「新しい学力」についてあれこれ言う前に読んでおくべき本。中村高康「暴走する能力主義」

西村洋平

「新しい学力」についてあれこれ言う前に読んでおくべき本。中村高康「暴走する能力主義」

これは大変面白い本でした。一気読み。教育界ではだいぶ前から「これからは新しい学力が必要だ」「ペーパーテストよりもコミュニケーションだ」「21世紀型能力だ」「非認知能力だ」みたいなことを主張する方がいますが、そういう議論に心から共感している人も、疑いつつも「…でもこれだけ多くの人が言っているしそうなのかな?」と思っている人も、うんざりしている人も、読んでおくと良いでしょう。


この本は、「なんで「新しい学力」をめぐる議論が起きているのか?」を説明してくれます。と言っても、「工業社会から知識基盤社会へ」といううんざりするテンプレの話ではありません。「能力を測定すること」や、前近代から現代への社会の移行そのものがはらむ問題が議論の対象です。


1いかなる抽象的能力も、厳密には測定できない。

2地位達成や教育選抜において問題化する能力は社会的に構成される

3メリトクラシー(能力主義)は反省的に常に問い直され、批判される性質をはじめから持っている

4後期近代ではメリトクラシーの再帰性はこれまで以上に高まる

5現代社会における「新しい能力」をめぐる論議は、メリトクラシーの再帰性の高まりを示す現象である

ざっくりいうと、(1)そもそも具体的な場面を離れた抽象的能力って厳密に測定できないし、(2)ある社会で選抜の材料として用いられる能力の指標は社会の都合で決められるので(例えば学歴)、(3)能力によって選抜するような考え方(メリトクラシー)は、常に批判的に再検討されるものだ(「メリトクラシーの再帰性」)。しかも、(4)大昔は地縁や血縁などの伝統が、近代においては学歴がこうした批判を封じこめる役割を持っていたのだけど、今は高学歴化が進んで、学歴自体も批判の対象になりつつある。(5)だから、信頼できる能力の指標がないように見え、人々に「能力不安」をもたらし、「新しい学力」を求めさせている。こんな内容です。
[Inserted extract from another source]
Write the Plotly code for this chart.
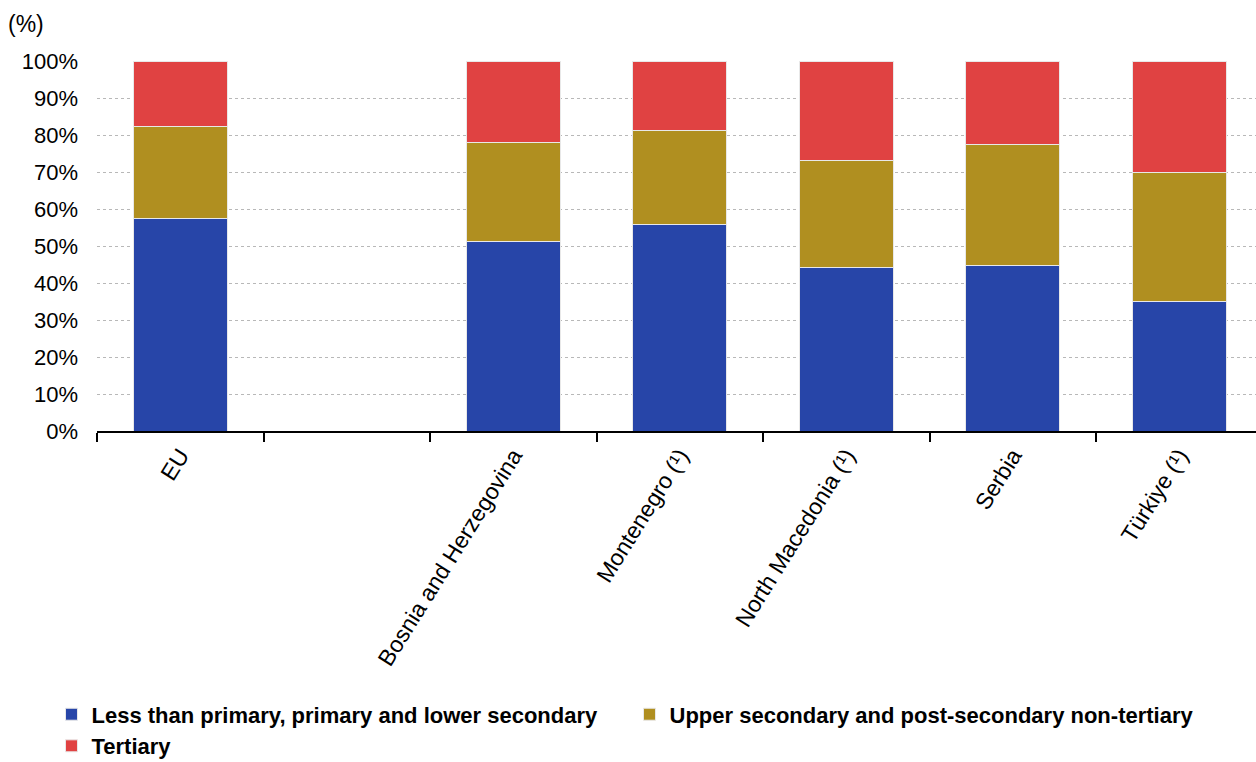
import plotly.graph_objects as go

# Share of employed persons by educational attainment level (%)
countries = ["EU", " ", "Bosnia and Herzegovina", "Montenegro (¹)",
             "North Macedonia (¹)", "Serbia", "Türkiye (¹)"]
low_edu = [57.3, None, 51.1, 55.7, 44.3, 44.6, 35.0]
mid_edu = [24.9, None, 27.0, 25.4, 28.9, 32.7, 35.0]
high_edu = [17.8, None, 21.9, 18.9, 26.8, 22.7, 30.0]

series_names = [
    "Less than primary, primary and lower secondary",
    "Upper secondary and post-secondary non-tertiary",
    "Tertiary",
]
series_colors = ["#2745A8", "#B08F20", "#E04242"]

y_ticks = [0, 10, 20, 30, 40, 50, 60, 70, 80, 90, 100]
y_tick_labels = [f"{v}%" for v in y_ticks]

FONT = "Liberation Sans, Arial, sans-serif"

fig = go.Figure()
for name, vals, col in zip(series_names, [low_edu, mid_edu, high_edu], series_colors):
    fig.add_trace(go.Bar(
        x=countries, y=vals, name=name,
        marker=dict(color=col, line=dict(color="#E8E8E8", width=1)),
        width=0.565,
    ))

fig.update_layout(
    barmode="stack",
    width=1256, height=762,
    margin=dict(l=97, r=0, t=61, b=331),
    paper_bgcolor="white", plot_bgcolor="white",
    font=dict(family=FONT, size=21, color="#000000"),
    showlegend=True,
    legend=dict(
        orientation="h",
        x=0.041, xref="container", xanchor="left",
        y=0.090, yref="container", yanchor="top",
        font=dict(family=FONT, size=22, color="#000000", weight="bold"),
        entrywidth=533, entrywidthmode="pixels",
        traceorder="normal",
        itemclick=False,
        tracegroupgap=0,
    ),
    annotations=[dict(
        text="(%)", xref="paper", yref="paper", x=0, y=1, xanchor="left",
        yanchor="bottom", showarrow=False, font=dict(size=23),
        xshift=-91, yshift=22,
    )],
)

fig.update_xaxes(
    type="category",
    categoryorder="array", categoryarray=countries,
    range=[-0.5, 6.46],
    showgrid=False,
    showline=True, linecolor="#000000", linewidth=2,
    ticks="outside", tickson="boundaries", ticklen=9, tickwidth=2, tickcolor="#000000",
    tickangle=-58,
    tickfont=dict(family=FONT, size=23),
)

fig.update_yaxes(
    range=[0, 100],
    tickvals=y_ticks, ticktext=y_tick_labels,
    showgrid=True, gridcolor="#B8B8B8", gridwidth=1, griddash="dot",
    zeroline=False, showline=False,
    ticks="", ticklabelstandoff=18,
    tickfont=dict(family=FONT, size=22),
)

fig.write_html("out.html")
各章は、この構成に従って、一つ一つをきちんと論じています。改めて言われると「当たり前じゃん」と思うことも多いけど、「能力ってそもそも厳密に測定できないよね」という議論などは、当たり前のようで、測定することに慣れきっている人たち(たとえば僕たち教員)にはハッとする議論かもしれません。


冷静になるための一冊と言えるでしょう。


こうした議論を積み重ねて筆者が強調するのは「「新しい能力」論が盛り上がる背景を理解して、まずは落ち着こう」ということ。


メリトクラシーの再帰性という視座が確保されることで別の「新しい能力」が発見されるようになることはないけれども、この考え方をとれば、少なくとも私たちが「新しい能力」を求めて右往左往すること自体が、後期近代の再帰性に伴う麻薬的作用であるかもしれない可能性を察知し、冷静さを取り戻すのに多少は役立つはずである。


例えば、「新しい学力だ」「非認知能力だ」っていうけど、それってそんなに新しい? 特別なこと? 今までの教育で、それは本当にできなかったの? こういうことを教育関係者に問いかけている。迂闊に「これからの時代に必要なのは◯◯力だ」という言説に乗せられない冷静さを保つために、お薦めできる本です。